Play Stupid Games – Win Stupid Prices
I’m sure you guys have heard this expression before: Play stupid games – win stupid prices. I really love that one and I believe that attempting to force the issue here would be tantamount to playing a very stupid game. Instead of being yanked all over the place I’d rather wait until we either:
- See a ramp higher that breaches an important inflection point and then paints a retest. Which unless broken would be a long opportunity.
- See a retest of ES 2930 that in combination with the Zero suggests another leg lower. Which would be a short opportunity but let’s remember that the trend still points to the upside. So it’s a gamble even in the best case scenario.
- See a continuation lower today followed by a snap back next week. Which also would be a short opportunity but with better odds.
Yes, that’s me – you’re probably right. But just to annoy you with another old expression:
There are old traders and there are bold traders – but there are no old bold traders. — An old trader.

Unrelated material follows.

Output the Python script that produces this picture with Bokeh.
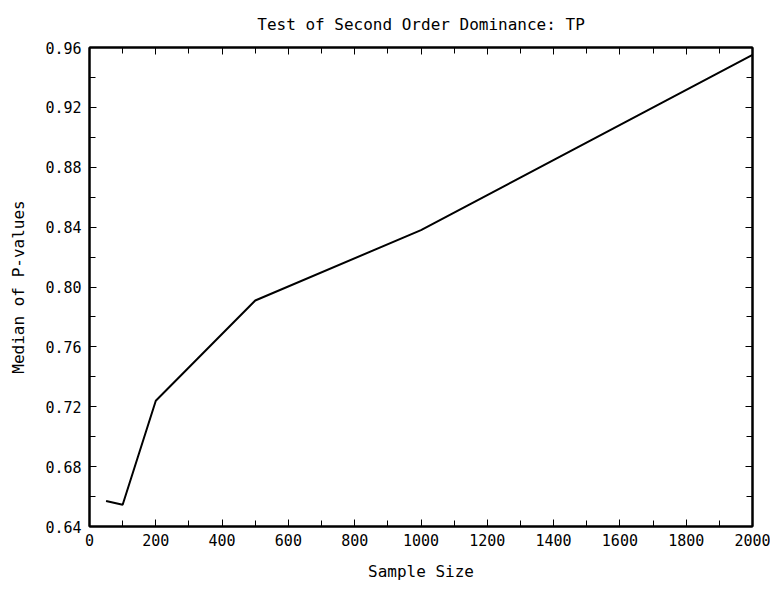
from bokeh.plotting import figure
from bokeh.models import LinearAxis, FixedTicker, Range1d, CustomJSTickFormatter
from bokeh.embed import file_html
from bokeh.resources import INLINE

sample_size = [50, 100, 200, 500, 1000, 2000]
median_p = [0.657, 0.6545, 0.724, 0.791, 0.838, 0.955]
x_ticks = list(range(0, 2001, 200))
x_minor = list(range(0, 2001, 100))
y_ticks = [0.64, 0.68, 0.72, 0.76, 0.80, 0.84, 0.88, 0.92, 0.96]
y_minor = [0.64 + 0.02 * i for i in range(17)]

FONT = "DejaVu Sans Mono"

p = figure(width=770, height=586, output_backend="svg", toolbar_location=None,
           x_range=Range1d(0, 2000), y_range=Range1d(0.64, 0.96),
           min_border_left=89, min_border_right=18, min_border_top=47, min_border_bottom=60,
           x_axis_label="Sample Size", y_axis_label="Median of P-values")
p.title.text = "Test of Second Order Dominance: TP"
p.title.align = "center"
p.title.vertical_align = "top"
p.title.text_font = FONT
p.title.text_font_size = "16px"
p.title.text_font_style = "normal"
p.title.text_color = "black"
p.title.standoff = 24
p.grid.visible = False
p.outline_line_color = "black"
p.outline_line_width = 2
p.background_fill_color = "white"
p.border_fill_color = "white"

p.line(sample_size, median_p, line_color="black", line_width=2)

def style(ax, ticks, minor, labels=True):
    ax.ticker = FixedTicker(ticks=ticks, minor_ticks=minor)
    ax.major_tick_in = 7
    ax.major_tick_out = 0
    ax.minor_tick_in = 6
    ax.minor_tick_out = 0
    ax.axis_line_color = "black"
    ax.axis_line_width = 2
    ax.major_tick_line_color = "black"
    ax.minor_tick_line_color = "black"
    ax.major_tick_line_width = 1
    ax.minor_tick_line_width = 1
    ax.major_label_text_font = FONT
    ax.major_label_text_font_size = "15px"
    ax.major_label_text_color = "black"
    ax.axis_label_text_font = FONT
    ax.axis_label_text_font_size = "16px"
    ax.axis_label_text_font_style = "normal"
    ax.axis_label_text_color = "black"
    if not labels:
        ax.formatter = CustomJSTickFormatter(code="return '';")
        ax.major_label_standoff = 0
        ax.axis_label_standoff = 0

style(p.xaxis[0], x_ticks, x_minor)
style(p.yaxis[0], y_ticks, y_minor)
p.xaxis[0].major_label_standoff = 7
p.yaxis[0].major_label_standoff = 8
p.yaxis[0].formatter = CustomJSTickFormatter(code="return tick.toFixed(2);")
p.xaxis[0].axis_label_standoff = 13
p.yaxis[0].axis_label_standoff = 14

top = LinearAxis()
style(top, x_ticks, x_minor, labels=False)
p.add_layout(top, "above")
right = LinearAxis()
style(right, y_ticks, y_minor, labels=False)
p.add_layout(right, "right")

open("out.html", "w").write(file_html(p, INLINE))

What else is going on… the Chinese trade deal saga has been wearing on everyone and don’t expect there to be any resolution unless Trump is either defeated in 2020 and thus Jinping managed to wait him out, or Trump returns to the White House and Jinping knows that he’s forced to make a trade deal lest the Chinese economy goes up in flames.
Now in the interim it’s causing chop suey tape in the DX and I’m starting to experience a bout of vertigo (could be the beers though). Note however that King Dollar continues to claw its way higher, so when there finally will be a deal (sometime in 2021) then I wouldn’t be too surprised to see the appearance of the finger of God on this chart.
Not surprisingly we are seeing the exact inverse on the EUR/USD and I couldn’t be any happier. As you know I had attempted a long position but then got stopped out a bit above break/even. However seeing the EUR < 1.12 for more than just a few days is pleasing to say the least.
Let me just put it this way. If there was any vestige of reason remaining in the forex market then the EUR/USD would be trading at 0.7 to the Dollar or lower. The European economy is a flaming train wreck hurdling toward a cliff called the European election. I for one have my popcorn and 3d glasses ready.
That said – if Jean-Cheers Juncker and his cronies manage to eek out another win on the 26th then I better start shopping for a flight ticket. Anyone by any chance have space for a potty trained well behaved market mole?